Even less for 58.  (My 58 Starlet has a two tone saddle, no S.) In 59, there were many other new innovations - seat, chainguard, a couple of reflectors, pedals, etc.  Trying to renew, restore, refurbish a 57 or 58 using original Schwinn literature is nearly impossible.  You have to rely on pictures of bikes that are said to be OE. But, who really knows.


----------



## GTs58 (Aug 11, 2020)

If you look at the 57 Girls Spitfire catalog image you'll know. Then look at the nice 1955 Spitfire image and there it is. And the same for 1956.
In 1958 there must have been a seat change on the Hornets and Spits. Those look like 24" models to me.  

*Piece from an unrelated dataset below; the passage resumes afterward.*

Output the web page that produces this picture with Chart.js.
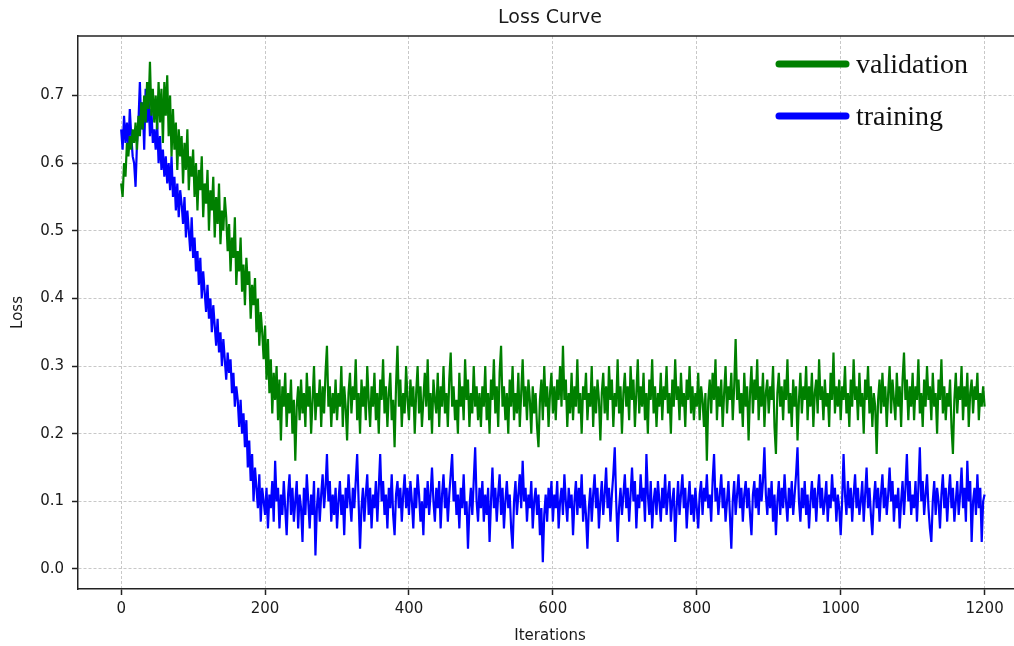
<!DOCTYPE html>
<html>
<head>
<meta charset="utf-8">
<script src="https://cdn.jsdelivr.net/npm/chart.js@4.4.1/dist/chart.umd.min.js"></script>
<style>
html,body{margin:0;padding:0;overflow:hidden;background:#fff}
#wrap{width:1024px;height:646px}
</style>
</head>
<body>
<div id="wrap"><canvas id="c" width="1024" height="646"></canvas></div>
<script>
// iterations between consecutive recorded values
const STEP = 2;

const validation = [
  0.57,0.55,0.60,0.58,0.63,0.61,0.64,0.62,0.65,0.63,0.66,0.62,0.67,0.64,0.69,0.65,0.70,0.66,0.72,0.68,0.75,0.67,0.71,0.66,0.70,
  0.65,0.72,0.66,0.71,0.63,0.72,0.67,0.73,0.64,0.70,0.61,0.68,0.62,0.66,0.59,0.65,0.61,0.64,0.57,0.63,0.59,0.65,0.56,0.61,0.58,
  0.62,0.55,0.60,0.53,0.59,0.56,0.61,0.52,0.57,0.54,0.59,0.50,0.56,0.53,0.58,0.49,0.55,0.51,0.57,0.48,0.53,0.50,0.55,0.52,0.47,
  0.51,0.44,0.49,0.46,0.52,0.42,0.47,0.44,0.49,0.41,0.45,0.39,0.46,0.42,0.44,0.37,0.42,0.39,0.43,0.35,0.40,0.33,0.38,0.35,0.31,
  0.36,0.28,0.34,0.26,0.31,0.23,0.29,0.25,0.30,0.22,0.28,0.19,0.27,0.24,0.29,0.21,0.26,0.23,0.28,0.20,0.25,0.16,0.24,0.27,0.22,
  0.28,0.23,0.26,0.21,0.29,0.24,0.27,0.20,0.25,0.30,0.22,0.26,0.24,0.28,0.21,0.27,0.23,0.29,0.33,0.24,0.27,0.21,0.26,0.23,0.28,
  0.22,0.26,0.24,0.30,0.21,0.27,0.24,0.19,0.26,0.29,0.23,0.27,0.25,0.31,0.22,0.26,0.20,0.28,0.24,0.27,0.22,0.30,0.25,0.21,0.27,
  0.24,0.29,0.22,0.26,0.20,0.28,0.25,0.31,0.23,0.27,0.21,0.26,0.29,0.22,0.25,0.18,0.27,0.33,0.24,0.28,0.21,0.26,0.23,0.30,0.25,
  0.22,0.28,0.24,0.27,0.20,0.26,0.30,0.23,0.27,0.21,0.25,0.29,0.24,0.31,0.22,0.26,0.20,0.28,0.25,0.23,0.29,0.21,0.27,0.24,0.30,
  0.23,0.26,0.21,0.28,0.32,0.24,0.27,0.22,0.25,0.20,0.29,0.24,0.27,0.22,0.31,0.25,0.28,0.21,0.26,0.23,0.30,0.24,0.27,0.22,0.26,
  0.21,0.27,0.24,0.30,0.22,0.26,0.20,0.28,0.25,0.31,0.23,0.27,0.21,0.29,0.33,0.24,0.27,0.22,0.26,0.20,0.28,0.24,0.30,0.22,0.26,
  0.23,0.29,0.21,0.26,0.31,0.24,0.27,0.22,0.28,0.25,0.20,0.27,0.23,0.26,0.21,0.18,0.25,0.28,0.22,0.30,0.24,0.27,0.21,0.26,0.29,
  0.23,0.27,0.22,0.28,0.25,0.30,0.24,0.33,0.25,0.28,0.21,0.26,0.23,0.29,0.22,0.27,0.24,0.31,0.23,0.26,0.20,0.27,0.25,0.29,0.22,
  0.26,0.24,0.30,0.21,0.27,0.23,0.28,0.25,0.19,0.26,0.29,0.23,0.27,0.22,0.30,0.25,0.28,0.21,0.26,0.24,0.31,0.23,0.27,0.20,0.26,
  0.29,0.24,0.27,0.22,0.30,0.25,0.28,0.21,0.26,0.31,0.23,0.27,0.24,0.29,0.22,0.26,0.20,0.28,0.25,0.31,0.23,0.27,0.21,0.26,0.24,
  0.29,0.22,0.27,0.25,0.30,0.23,0.26,0.20,0.28,0.24,0.31,0.25,0.27,0.22,0.29,0.24,0.26,0.21,0.28,0.25,0.30,0.23,0.27,0.22,0.26,
  0.24,0.29,0.22,0.27,0.25,0.21,0.26,0.16,0.25,0.28,0.23,0.29,0.25,0.31,0.22,0.27,0.24,0.28,0.21,0.26,0.30,0.23,0.27,0.25,0.29,
  0.22,0.27,0.34,0.25,0.28,0.23,0.26,0.21,0.29,0.24,0.27,0.19,0.26,0.30,0.23,0.28,0.25,0.31,0.22,0.27,0.24,0.29,0.21,0.26,0.28,
  0.23,0.27,0.25,0.30,0.21,0.17,0.26,0.29,0.24,0.27,0.22,0.28,0.25,0.31,0.23,0.26,0.21,0.28,0.24,0.27,0.19,0.25,0.29,0.23,0.27,
  0.25,0.30,0.22,0.27,0.24,0.29,0.21,0.26,0.28,0.23,0.31,0.25,0.27,0.22,0.28,0.24,0.26,0.21,0.29,0.25,0.32,0.23,0.27,0.24,0.28,
  0.22,0.27,0.25,0.30,0.23,0.26,0.21,0.28,0.24,0.31,0.25,0.27,0.22,0.29,0.24,0.26,0.20,0.28,0.25,0.30,0.23,0.27,0.21,0.26,0.24,
  0.17,0.25,0.28,0.23,0.29,0.24,0.27,0.21,0.26,0.30,0.23,0.28,0.25,0.22,0.29,0.24,0.27,0.21,0.28,0.32,0.25,0.28,0.22,0.27,0.24,
  0.29,0.22,0.27,0.25,0.31,0.23,0.26,0.21,0.28,0.24,0.30,0.25,0.27,0.22,0.29,0.24,0.26,0.20,0.28,0.25,0.31,0.23,0.27,0.22,0.26,
  0.24,0.28,0.21,0.17,0.25,0.29,0.23,0.27,0.25,0.30,0.22,0.27,0.24,0.29,0.21,0.26,0.28,0.23,0.27,0.25,0.29,0.22,0.26,0.24,0.27,
  0.24
];

const training = [
  0.65,0.62,0.67,0.63,0.66,0.62,0.68,0.64,0.61,0.60,0.565,0.63,0.66,0.72,0.65,0.69,0.62,0.71,0.66,0.70,0.64,0.68,0.63,0.65,0.62,
  0.66,0.60,0.64,0.59,0.62,0.58,0.61,0.57,0.60,0.56,0.61,0.55,0.58,0.53,0.57,0.52,0.56,0.54,0.51,0.55,0.49,0.53,0.50,0.47,0.52,
  0.46,0.49,0.44,0.47,0.42,0.46,0.40,0.44,0.41,0.38,0.42,0.37,0.40,0.35,0.39,0.36,0.33,0.37,0.32,0.35,0.30,0.34,0.31,0.28,0.32,
  0.29,0.31,0.26,0.29,0.24,0.27,0.25,0.21,0.25,0.20,0.23,0.18,0.22,0.15,0.19,0.13,0.17,0.10,0.15,0.12,0.09,0.14,0.07,0.12,0.10,
  0.08,0.12,0.06,0.11,0.09,0.13,0.07,0.16,0.10,0.12,0.06,0.11,0.08,0.13,0.09,0.05,0.11,0.14,0.08,0.12,0.07,0.10,0.13,0.06,0.11,
  0.09,0.04,0.12,0.08,0.14,0.10,0.06,0.11,0.08,0.13,0.02,0.09,0.12,0.07,0.11,0.14,0.09,0.12,0.17,0.10,0.13,0.07,0.11,0.08,0.12,
  0.06,0.10,0.13,0.08,0.11,0.05,0.12,0.09,0.14,0.10,0.07,0.12,0.09,0.13,0.17,0.10,0.03,0.09,0.12,0.07,0.11,0.14,0.08,0.12,0.06,
  0.11,0.09,0.13,0.07,0.12,0.17,0.10,0.13,0.08,0.11,0.06,0.12,0.09,0.14,0.08,0.05,0.11,0.13,0.09,0.12,0.07,0.11,0.14,0.09,0.12,
  0.08,0.13,0.10,0.06,0.12,0.09,0.14,0.11,0.07,0.10,0.05,0.12,0.09,0.13,0.08,0.11,0.15,0.10,0.07,0.12,0.09,0.13,0.06,0.11,0.14,
  0.09,0.12,0.07,0.11,0.14,0.17,0.10,0.13,0.08,0.11,0.06,0.12,0.09,0.14,0.08,0.10,0.03,0.09,0.12,0.08,0.13,0.18,0.10,0.07,0.12,
  0.09,0.13,0.07,0.11,0.08,0.12,0.04,0.10,0.15,0.09,0.12,0.07,0.11,0.14,0.08,0.12,0.06,0.10,0.13,0.09,0.11,0.06,0.03,0.10,0.13,
  0.08,0.11,0.14,0.09,0.16,0.10,0.12,0.07,0.11,0.09,0.13,0.06,0.10,0.12,0.08,0.11,0.05,0.09,0.01,0.08,0.11,0.07,0.12,0.09,0.13,
  0.07,0.11,0.09,0.13,0.06,0.10,0.12,0.08,0.14,0.10,0.07,0.12,0.09,0.11,0.05,0.10,0.13,0.08,0.12,0.09,0.14,0.07,0.11,0.08,0.03,
  0.09,0.12,0.07,0.11,0.14,0.09,0.12,0.06,0.10,0.13,0.08,0.11,0.15,0.09,0.12,0.07,0.11,0.14,0.18,0.10,0.04,0.09,0.12,0.08,0.11,
  0.14,0.09,0.12,0.07,0.11,0.15,0.10,0.13,0.06,0.11,0.09,0.14,0.10,0.12,0.07,0.17,0.11,0.08,0.13,0.06,0.10,0.12,0.08,0.13,0.10,
  0.07,0.12,0.09,0.14,0.08,0.11,0.13,0.07,0.10,0.12,0.04,0.09,0.13,0.08,0.11,0.14,0.09,0.12,0.06,0.10,0.13,0.08,0.11,0.07,0.12,
  0.09,0.06,0.11,0.13,0.08,0.12,0.10,0.14,0.09,0.11,0.07,0.13,0.17,0.10,0.12,0.08,0.11,0.14,0.09,0.12,0.07,0.10,0.13,0.08,0.03,
  0.10,0.13,0.08,0.11,0.14,0.09,0.12,0.07,0.11,0.13,0.09,0.12,0.08,0.05,0.11,0.13,0.09,0.12,0.08,0.14,0.10,0.13,0.18,0.11,0.08,
  0.12,0.09,0.13,0.07,0.11,0.05,0.10,0.13,0.08,0.12,0.09,0.14,0.10,0.07,0.12,0.09,0.13,0.08,0.11,0.14,0.18,0.10,0.07,0.12,0.09,
  0.13,0.08,0.11,0.06,0.10,0.13,0.09,0.12,0.07,0.11,0.14,0.09,0.12,0.08,0.10,0.13,0.07,0.11,0.09,0.14,0.10,0.12,0.07,0.11,0.09,
  0.05,0.10,0.17,0.11,0.08,0.13,0.09,0.12,0.07,0.11,0.14,0.09,0.12,0.08,0.10,0.13,0.07,0.11,0.15,0.09,0.12,0.08,0.05,0.10,0.13,
  0.09,0.12,0.07,0.11,0.14,0.09,0.12,0.08,0.11,0.15,0.10,0.13,0.07,0.11,0.09,0.12,0.06,0.10,0.13,0.08,0.12,0.17,0.10,0.13,0.08,
  0.11,0.09,0.13,0.07,0.12,0.18,0.10,0.13,0.08,0.11,0.14,0.09,0.06,0.04,0.10,0.13,0.08,0.12,0.10,0.06,0.11,0.14,0.09,0.12,0.07,
  0.11,0.14,0.09,0.12,0.07,0.10,0.13,0.08,0.11,0.15,0.09,0.12,0.07,0.16,0.10,0.13,0.04,0.10,0.12,0.08,0.14,0.09,0.12,0.04,0.10,
  0.11
];

const xTicks = [0, 200, 400, 600, 800, 1000, 1200];
const yTicks = [0.0, 0.1, 0.2, 0.3, 0.4, 0.5, 0.6, 0.7];
const seriesLabels = ['validation', 'training'];

const toPoints = arr => arr.map((v, i) => ({ x: i * STEP, y: v }));

const TEXT = '#1a1a1a';
const SANS = '"DejaVu Sans", sans-serif';

const frameAndLegend = {
  id: 'frameAndLegend',
  afterDraw(chart) {
    const { ctx, chartArea } = chart;
    ctx.save();
    // top spine
    ctx.strokeStyle = '#222';
    ctx.lineWidth = 1.5;
    ctx.beginPath();
    ctx.moveTo(chartArea.left, chartArea.top);
    ctx.lineTo(chartArea.right, chartArea.top);
    ctx.stroke();
    // legend
    const items = chart.data.datasets.map(d => ({ label: d.label, color: d.borderColor }));
    const rows = [64, 116];
    ctx.lineCap = 'round';
    ctx.lineWidth = 7;
    ctx.font = '28px "Liberation Serif", "Times New Roman", serif';
    ctx.fillStyle = '#111';
    ctx.textBaseline = 'alphabetic';
    items.forEach((it, i) => {
      const y = rows[i];
      ctx.strokeStyle = it.color;
      ctx.beginPath();
      ctx.moveTo(779, y);
      ctx.lineTo(846, y);
      ctx.stroke();
      ctx.fillText(it.label, 856, y + 9);
    });
    ctx.restore();
  }
};

new Chart(document.getElementById('c'), {
  type: 'line',
  data: {
    datasets: [
      { label: seriesLabels[0], data: toPoints(validation), borderColor: '#008000', backgroundColor: '#008000', borderWidth: 2.2, pointRadius: 0, tension: 0, order: 0 },
      { label: seriesLabels[1], data: toPoints(training), borderColor: '#0000ff', backgroundColor: '#0000ff', borderWidth: 2.2, pointRadius: 0, tension: 0, order: 1 }
    ]
  },
  options: {
    responsive: false,
    animation: false,
    layout: { padding: { left: 0, right: 2, top: 0, bottom: 0 } },
    plugins: {
      legend: { display: false },
      tooltip: { enabled: false },
      title: {
        display: true,
        text: 'Loss Curve',
        fullSize: false,
        color: TEXT,
        font: { family: SANS, size: 19, weight: 'normal' },
        padding: { top: 7, bottom: 6.2 }
      }
    },
    scales: {
      x: {
        type: 'linear',
        min: -60,
        max: 1252,
        afterBuildTicks: s => { s.ticks = xTicks.map(v => ({ value: v })); },
        afterFit: s => { s.height = 57; },
        ticks: { autoSkip: false, maxRotation: 0, color: TEXT, font: { family: SANS, size: 15 }, padding: 5, callback: v => String(v) },
        grid: { color: '#c8c8c8', lineWidth: 1, tickLength: 6, tickColor: '#222', tickWidth: 1.5, tickBorderDash: [] },
        border: { display: true, color: '#222', width: 1.5, dash: [3, 2] },
        title: { display: true, text: 'Iterations', color: TEXT, font: { family: SANS, size: 15 }, padding: { top: 0, bottom: 1 } }
      },
      y: {
        type: 'linear',
        min: -0.0296,
        max: 0.788,
        afterBuildTicks: s => { s.ticks = yTicks.map(v => ({ value: v })); },
        afterFit: s => { s.width = 78; },
        ticks: { autoSkip: false, color: TEXT, font: { family: SANS, size: 15 }, padding: 8, callback: v => v.toFixed(1) },
        grid: { color: '#c8c8c8', lineWidth: 1, tickLength: 6, tickColor: '#222', tickWidth: 1.5, tickBorderDash: [] },
        border: { display: true, color: '#222', width: 1.5, dash: [3, 2] },
        title: { display: true, text: 'Loss', color: TEXT, font: { family: SANS, size: 15 }, padding: { top: 9, bottom: 0 } }
      }
    }
  },
  plugins: [frameAndLegend]
});
</script>
</body>
</html>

						NOS Vintage Schwinn 1958 Hornet & Spitfire New with Original Box's MINT!!!! | Stuff on eBay, Craigslist, Facebook etc.
					

I saw this pop up earlier - http://rover.ebay.com/rover/1/711-53200-19255-0/1?icep_ff3=2&toolid=10001&campid=5335809022&icep_item=323953945210




					thecabe.com


----------



## irideiam (Aug 12, 2020)

Rivnut said:


> Could a frame stamped in October of '57, have been used for a 1958 build?



Oh ya, happened all they time!


----------



## coasterbrakejunkie1969 (Nov 20, 2020)

Still no 1958 catalog? I just have a frame so pointless trying to figure out what it was. Im not so concerned with what  it was more so what I can make of it. A clean slate as they say.


----------



## Rivnut (Nov 25, 2020)

You can go from basic to all,out when starting with just a frame.  Availability of parts and the depth of your pockets are your only limitations. In Findley's collection there is a Fair trade price guide dated February 1, 1958.  It shows the following models:
F series bikes - cantilever frame.
Jaguar
Corvette
Streamliner
Tiger
American

The K series bikes - single tube or whatever you call them
Hornet
Deluxe Hornet
Deluxe Spitfire
Flying Star
Spitfire
Tornado

Google some pictures and see what you find. A lot of changes took place in 59.  
1955 - 58 will probably be closer to what you have


----------